In one well the adaptive bit increased the operator’s ROP by 27% compared to the average ROP on offset wells drilled through the same interbedded formations. The bit reduced torque variations by 90%, indicating dramatically reduced stick/slip. It also enabled the operator to drill 217 m (713 ft), or 27%, farther and use significantly less energy than on nearby wells drilled with traditional PDC bits.

Another operator used the bit to help drill curve and lateral wells in the Austin Chalk Formation in southeast Texas. The operator wanted to land and complete an entire 8-½ in. curve and lateral in a test well using one BHA. Previous attempts resulted in a less than 20% success rate due to inconsistent bit dulling from run to run, which led to erratic bit damage and performance. Motor and downhole tool failure also were common outcomes.

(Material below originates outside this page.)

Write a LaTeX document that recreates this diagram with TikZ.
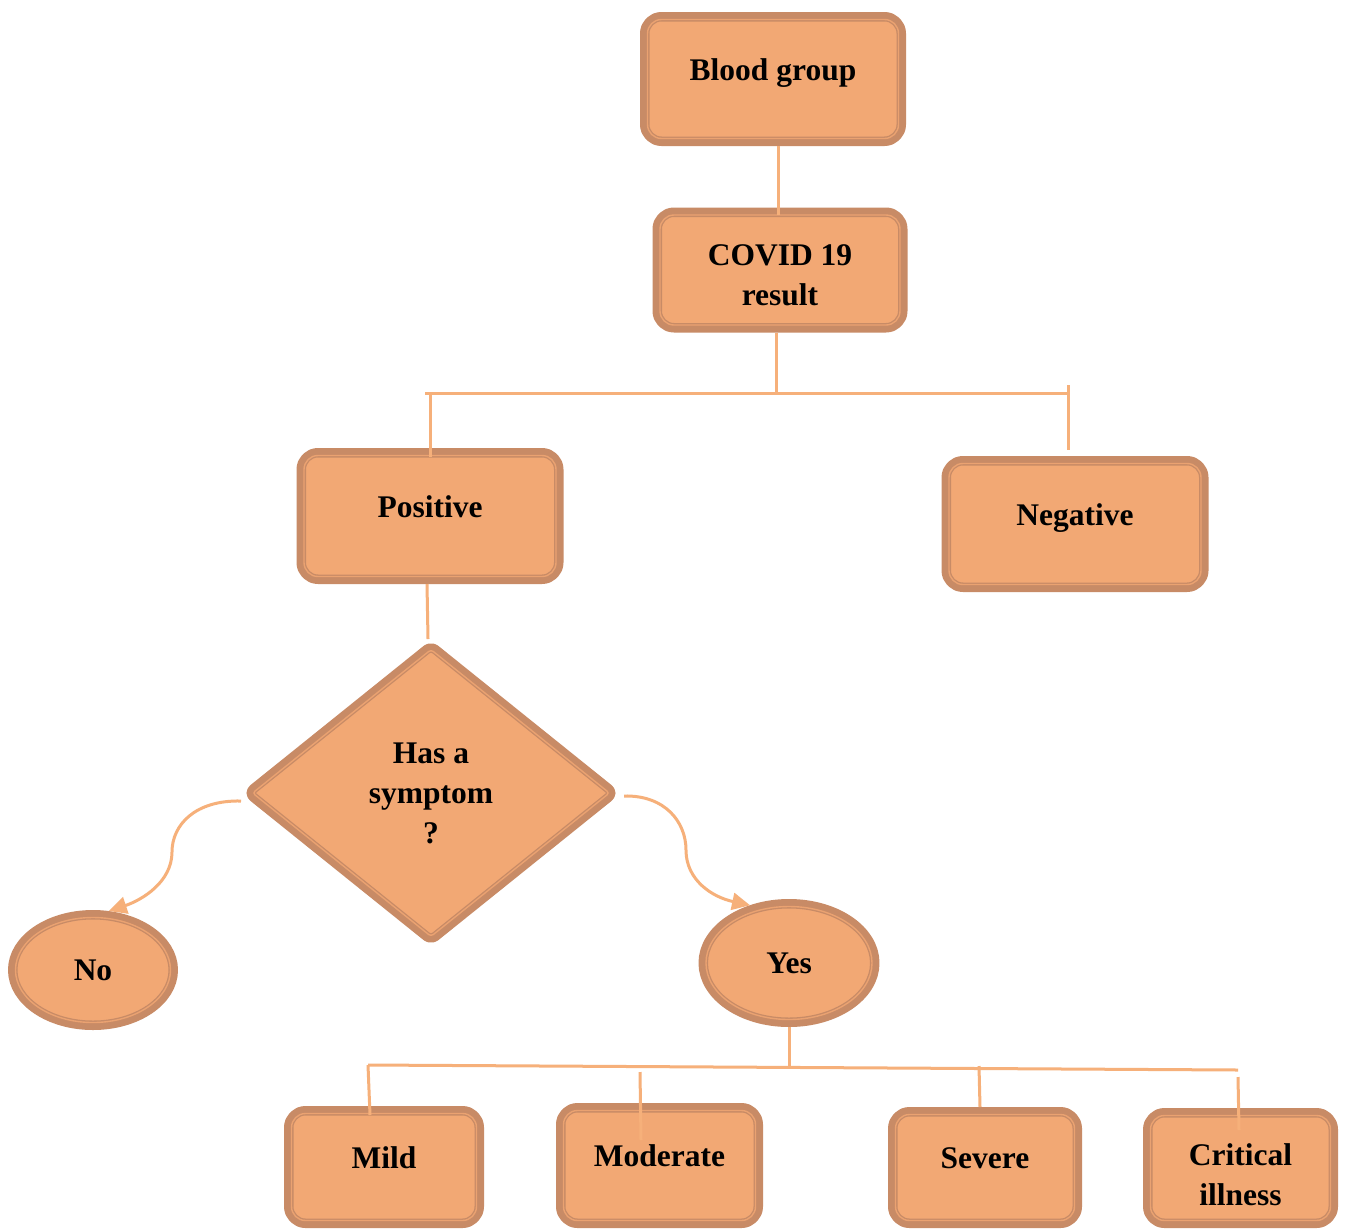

The service provider and operator jointly reviewed past run performance and dull conditions, which led them to suspect that stick/slip and other dynamic instabilities caused the limited performance. An 8-½ in. six-bladed adaptive drillbit was proposed to reduce torsional oscillations and stick/slip and thus improve overall performance and consistency.

The adaptive bit drilled 1,508 m (4,949 ft) in 78 hours, resulting in an overall ROP of 19 m/hr (63.4 ft/ hr). The tool successfully landed the curve and drilled almost 1,219 m (4,000 ft) of the lateral before being pulled for a nonbit-related issue. And compared with the lease offset wells drilled previously, the new bit saved more than 100 hours in total drilling time for equivalent footage, contributing to an overall 150-hr reduction in the time required to complete the interval (Figure 1). The adaptive bit’s dull condition was significantly improved over offset wells as well. Inbit vibration measurements verified that the bit drilled the interval with no stick/slip and very low vibration measurements overall. The lack of damage to the cutting structure helped the bit achieve greater drilling efficiencies—more wellbore drilled in less time.